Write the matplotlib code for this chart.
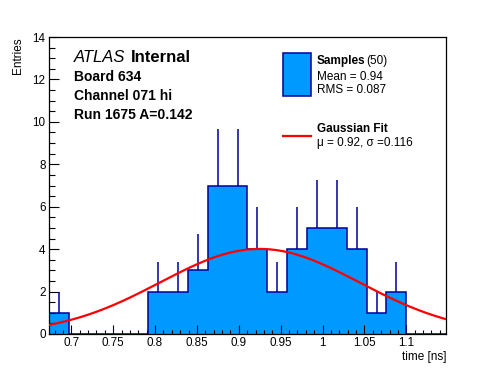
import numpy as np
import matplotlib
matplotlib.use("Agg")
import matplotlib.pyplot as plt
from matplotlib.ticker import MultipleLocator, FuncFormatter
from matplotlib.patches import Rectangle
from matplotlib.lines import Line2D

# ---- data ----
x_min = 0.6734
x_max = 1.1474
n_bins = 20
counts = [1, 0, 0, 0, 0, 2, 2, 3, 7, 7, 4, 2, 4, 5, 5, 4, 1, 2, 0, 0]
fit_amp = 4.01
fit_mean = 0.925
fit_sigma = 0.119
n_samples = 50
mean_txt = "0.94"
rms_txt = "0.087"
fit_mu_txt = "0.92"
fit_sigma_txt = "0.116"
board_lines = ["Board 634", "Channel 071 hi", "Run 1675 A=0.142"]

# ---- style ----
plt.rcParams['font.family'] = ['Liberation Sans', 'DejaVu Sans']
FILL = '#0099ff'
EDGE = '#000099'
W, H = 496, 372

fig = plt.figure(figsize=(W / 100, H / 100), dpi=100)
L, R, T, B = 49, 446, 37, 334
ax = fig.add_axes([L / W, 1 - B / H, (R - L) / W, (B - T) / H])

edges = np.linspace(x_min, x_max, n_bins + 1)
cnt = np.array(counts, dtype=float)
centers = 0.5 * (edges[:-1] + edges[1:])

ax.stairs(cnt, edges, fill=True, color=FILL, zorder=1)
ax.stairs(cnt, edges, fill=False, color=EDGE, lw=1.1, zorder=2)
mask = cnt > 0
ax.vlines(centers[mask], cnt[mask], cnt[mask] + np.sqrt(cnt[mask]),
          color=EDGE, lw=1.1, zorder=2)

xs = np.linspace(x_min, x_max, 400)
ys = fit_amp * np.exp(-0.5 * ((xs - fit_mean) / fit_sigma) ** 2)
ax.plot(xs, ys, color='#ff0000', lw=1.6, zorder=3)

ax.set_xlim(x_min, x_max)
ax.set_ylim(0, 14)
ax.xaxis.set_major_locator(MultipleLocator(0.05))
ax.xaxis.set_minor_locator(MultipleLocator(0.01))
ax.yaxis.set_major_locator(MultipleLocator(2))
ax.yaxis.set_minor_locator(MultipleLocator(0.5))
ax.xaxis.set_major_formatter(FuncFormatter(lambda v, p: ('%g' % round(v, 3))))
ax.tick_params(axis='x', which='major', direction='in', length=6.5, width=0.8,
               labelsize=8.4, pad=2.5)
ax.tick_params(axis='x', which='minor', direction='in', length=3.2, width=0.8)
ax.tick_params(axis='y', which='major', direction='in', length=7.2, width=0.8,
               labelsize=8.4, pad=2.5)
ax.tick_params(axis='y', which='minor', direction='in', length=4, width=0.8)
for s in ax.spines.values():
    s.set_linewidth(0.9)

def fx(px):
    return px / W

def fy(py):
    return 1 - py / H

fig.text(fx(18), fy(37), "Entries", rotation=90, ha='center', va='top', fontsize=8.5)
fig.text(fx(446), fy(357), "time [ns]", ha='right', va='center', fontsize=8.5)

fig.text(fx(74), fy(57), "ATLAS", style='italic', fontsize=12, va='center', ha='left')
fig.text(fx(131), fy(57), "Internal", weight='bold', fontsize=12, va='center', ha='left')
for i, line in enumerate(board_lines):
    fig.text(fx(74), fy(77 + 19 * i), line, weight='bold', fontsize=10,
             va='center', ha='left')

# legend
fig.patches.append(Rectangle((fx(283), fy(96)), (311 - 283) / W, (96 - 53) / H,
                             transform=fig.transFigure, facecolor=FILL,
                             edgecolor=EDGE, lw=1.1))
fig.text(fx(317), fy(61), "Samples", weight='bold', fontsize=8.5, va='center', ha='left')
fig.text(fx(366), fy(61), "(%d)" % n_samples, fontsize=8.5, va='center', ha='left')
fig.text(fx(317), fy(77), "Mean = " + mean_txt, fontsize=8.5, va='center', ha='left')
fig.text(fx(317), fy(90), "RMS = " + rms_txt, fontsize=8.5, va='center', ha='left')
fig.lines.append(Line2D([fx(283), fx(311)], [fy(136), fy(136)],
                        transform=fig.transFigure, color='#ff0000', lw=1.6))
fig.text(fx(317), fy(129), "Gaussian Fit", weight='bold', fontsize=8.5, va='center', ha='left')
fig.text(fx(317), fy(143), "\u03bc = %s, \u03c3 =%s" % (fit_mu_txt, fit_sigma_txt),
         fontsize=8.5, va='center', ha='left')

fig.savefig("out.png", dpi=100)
* * * * *
Write out each line of the listing above, exactly, from its first line to the line holding "from matplotlib.lines import Line2D", inclusive. Skip the pictures.

Write the matplotlib code for this chart.
import numpy as np
import matplotlib
matplotlib.use("Agg")
import matplotlib.pyplot as plt
from matplotlib.ticker import MultipleLocator, FuncFormatter
from matplotlib.patches import Rectangle
from matplotlib.lines import Line2D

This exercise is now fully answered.